Santa Barbara City College President Lori Gaskin wants to push for a Proposition 39 capital improvements bond in 2014, and the college’s Board of Trustees will decide whether to support the idea at a March meeting.
Prop. 39 bond revenues finance facility improvements and technology upgrades, and require only 55 percent approval by voters to pass, down from the two-thirds supermajority for parcel taxes.
Money comes from taxes levied on property owners within the college district, with a dollar amount taxed for every $100,000 of assessed property value.
The Humanities Building renovation is about 40 percent complete. and involves replacing plumbing, electrical and informational technology infrastructure in all the walls, with a total cost of about $18 million to date.
The Board of Trustees took a tour of East Campus facilities at a study session this week, and heard about the potential timeline for getting a ballot measure ready by next June or November.
If the board decides to move forward, consultants said, it should test public support with surveys and then do more research into the actual bond amounts and tax levels.
Bond consultant David Casnocha said an inventory of important facility capital needs is the first step, and SBCC staff will present those to the trustees in March.
SBCC needs to know what the needs are and how much estimated costs are for the improvements, Casnocha said.
Prop. 39 bond objectives should focus on student safety, technology upgrades and improving class sizes or offerings, he added.
“I haven’t seen anything this outdated in 12 years,” bond campaign consultant Catherine Lew told the trustees.
Lew’s firm, Lew Edwards Group, has worked with dozens of community college districts for bond campaigns. Even last year, the overwhelming majority of education bonds on the ballot were passed by California voters, including eight of nine for community college districts, she said.
Trustees were generally receptive to the idea of going out for a bond, but insisted that the process be meticulously researched.
SBCC “asked not enough last time and promised too much,” trustee Marianne Kugler said.
The college district promised too many specifics last time, which won’t happen again, Gaskin agreed.
If the board gives Gaskin the OK to pursue the campaign, she will recommend starting polling, then investigating the amount needed and possible election date.
The Santa Barbara Unified School District also is considering a 2014 Prop. 39 bond, Casnocha said.
“Frankly, I want to be first out,” Gaskin said. “I don’t want to follow any other entity; we’re too important, we serve too many students and we have too many needs.”
Along the tour of the East Campus, the board stopped in on some of the campus’ oldest buildings, which are plagued by HVAC issues, leaking roofs and crowded layouts.
“When I came here, I was shocked at the condition,” Gaskin told trustee Peter Haslund during the tour. “I thought West Valley College was run down.”

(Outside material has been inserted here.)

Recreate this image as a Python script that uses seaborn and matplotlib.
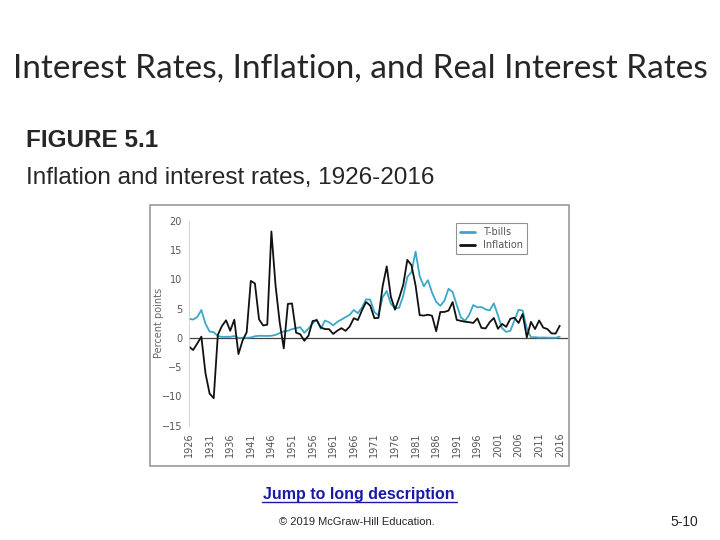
import matplotlib
matplotlib.use("Agg")

import matplotlib.pyplot as plt
import pandas as pd
import seaborn as sns
from matplotlib.patches import Rectangle

# Annual data, 1926-2016 (percent)
years = list(range(1926, 2017))
tbills = [
    3.27, 3.12, 3.56, 4.75, 2.41, 1.07, 0.96, 0.30, 0.16, 0.17,
    0.18, 0.31, -0.02, 0.02, 0.00, 0.06, 0.27, 0.35, 0.33, 0.33,
    0.35, 0.50, 0.81, 1.10, 1.20, 1.49, 1.66, 1.82, 0.86, 1.57,
    2.46, 3.14, 1.54, 2.95, 2.66, 2.13, 2.73, 3.12, 3.54, 3.93,
    4.76, 4.21, 5.21, 6.58, 6.52, 4.39, 3.84, 6.93, 8.00, 5.80,
    5.08, 5.12, 7.18, 10.38, 11.24, 14.71, 10.54, 8.80, 9.85, 7.72,
    6.16, 5.47, 6.35, 8.37, 7.81, 5.60, 3.51, 2.90, 3.90, 5.60,
    5.21, 5.26, 4.86, 4.68, 5.89, 3.83, 1.65, 1.02, 1.20, 2.98,
    4.80, 4.66, 1.60, 0.10, 0.12, 0.04, 0.06, 0.03, 0.02, 0.02,
    0.20,
]
inflation = [
    -1.49, -2.08, -0.97, 0.20, -6.03, -9.52, -10.30, 0.51, 2.03, 2.99,
    1.21, 3.10, -2.78, -0.48, 0.96, 9.72, 9.29, 3.16, 2.11, 2.25,
    18.16, 9.01, 2.71, -1.80, 5.79, 5.87, 0.88, 0.62, -0.50, 0.37,
    2.86, 3.02, 1.76, 1.50, 1.48, 0.67, 1.22, 1.65, 1.19, 1.92,
    3.35, 3.04, 4.72, 6.11, 5.49, 3.36, 3.41, 8.80, 12.20, 7.01,
    4.81, 6.77, 9.03, 13.31, 12.40, 8.94, 3.87, 3.80, 3.95, 3.77,
    1.13, 4.41, 4.42, 4.65, 6.11, 3.06, 2.90, 2.75, 2.67, 2.54,
    3.32, 1.70, 1.61, 2.68, 3.39, 1.55, 2.38, 1.88, 3.26, 3.42,
    2.54, 4.08, 0.09, 2.72, 1.50, 2.96, 1.74, 1.50, 0.76, 0.73,
    2.07,
]
tick_years = list(range(1926, 2017, 5))
y_ticks = [-15, -10, -5, 0, 5, 10, 15, 20]

df = pd.DataFrame({
    "Year": years * 2,
    "Rate": tbills + inflation,
    "Series": ["T-bills"] * len(years) + ["Inflation"] * len(years),
})

sns.set_style("white")

fig = plt.figure(figsize=(7.2, 5.4), dpi=100)

# Slide texts
fig.text(0.5, 0.873, "Interest Rates, Inflation, and Real Interest Rates",
         ha="center", va="center", fontsize=24, family="Lato")
fig.text(0.036, 0.739, "FIGURE 5.1", ha="left", va="center",
         fontsize=17.5, fontweight="bold", family="Liberation Sans")
fig.text(0.036, 0.670, "Inflation and interest rates, 1926-2016", ha="left",
         va="center", fontsize=17.5, family="Liberation Sans")

# Grey frame around the figure image
fig.patches.append(Rectangle((150 / 720, 1 - 466 / 540), 419 / 720, 261 / 540,
                             transform=fig.transFigure, fill=False,
                             edgecolor="#9a9a9a", linewidth=1.2))

ax = fig.add_axes([189 / 720, 1 - 425.7 / 540, 379 / 720, 205 / 540])
sns.lineplot(data=df, x="Year", y="Rate", hue="Series",
             palette={"T-bills": "#3aa8c9", "Inflation": "#111111"},
             linewidth=1.3, ax=ax)
ax.axhline(0, color="#444444", linewidth=0.9, zorder=0)

ax.set_xlim(1926, 2018)
ax.set_ylim(-15, 20)
ax.set_xticks(tick_years)
ax.set_xticklabels([str(y) for y in tick_years], rotation=90)
ax.set_yticks(y_ticks)
ax.set_xlabel("")
ax.set_ylabel("Percent points", fontsize=7, color="#666666")
ax.yaxis.set_label_coords(-0.066, 0.5)
ax.tick_params(axis="both", labelsize=7, colors="#555555", direction="out",
               length=3, width=0.6, pad=2)
for side in ["top", "right", "bottom"]:
    ax.spines[side].set_visible(False)
ax.spines["left"].set_color("#cccccc")
ax.spines["left"].set_linewidth(0.6)

leg = ax.legend(loc="upper right", bbox_to_anchor=(0.905, 1.012), fontsize=7,
                frameon=True, fancybox=False, handlelength=1.6,
                borderpad=0.4, labelspacing=0.3)
leg.get_frame().set_edgecolor("#777777")
leg.get_frame().set_linewidth(0.8)
for t in leg.get_texts():
    t.set_color("#555555")
for line in leg.get_lines():
    line.set_linewidth(2)

# Footer
fig.text(0.499, 0.085, "Jump to long description", ha="center",
         va="center", fontsize=11.5, fontweight="bold", color="#1a1aa8",
         family="Liberation Sans")
fig.add_artist(plt.Line2D([262 / 720, 457 / 720], [1 - 502 / 540, 1 - 502 / 540],
                          transform=fig.transFigure, color="#1a1aa8",
                          linewidth=1))
fig.text(0.495, 0.034, "\u00a9 2019 McGraw-Hill Education.", ha="center",
         va="center", fontsize=8, family="Liberation Sans")
fig.text(0.951, 0.034, "5-10", ha="center", va="center", fontsize=10,
         family="Liberation Sans")

fig.savefig("out.png", dpi=100)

The MacDougall Administration Center, where all trustee meetings are held, is the oldest building on campus.
Julie Hendricks, director of facilities and campus development, led the tour into the “Willy Wonka room” below ground level, which showed just how old some of the building’s inner workings were. There’s an asbestos-filled piece of 60-year-old equipment down there that’s so large, it can’t fit through any doors, so there it remains.
The many departments in the Student Services building, formerly a library, have outgrown their home, said Ben Partee, dean of educational programs. It’s the heart of the institution, Gaskin said, but the haphazard and crowded spaces make it difficult for students to navigate.
On the first floor alone, the building houses admissions, the cashier, health services, an information kiosk, general information desk, and transfer center. SBCC needs to completely gut the building and reorganize, Gaskin said.
The building housing Food Services leaks when it rains — to the point of having to throw out food — and has so little space that programs have to get rid of equipment for every new piece, director Mark Sullivan said.
“It’s just one thing after another for this building,” Hendricks said.
Non-instructional functions such as food services and student services aren’t state-supported, so any improvements have to be locally funded, Gaskin noted.
Also in the Campus Center building is the office of The Channels, the campus student news organization, and adviser Patricia Stark said every time it rains, one of the student journalists has to completely relocate.
Similar to local K-12 districts, the campus hosts many modular portable classrooms — some of which have already been recycled from another campus. They have rotting, uneven floors, constantly get complaints about the cold and heat, and are generally a negative environment for students and teachers, Hendricks said.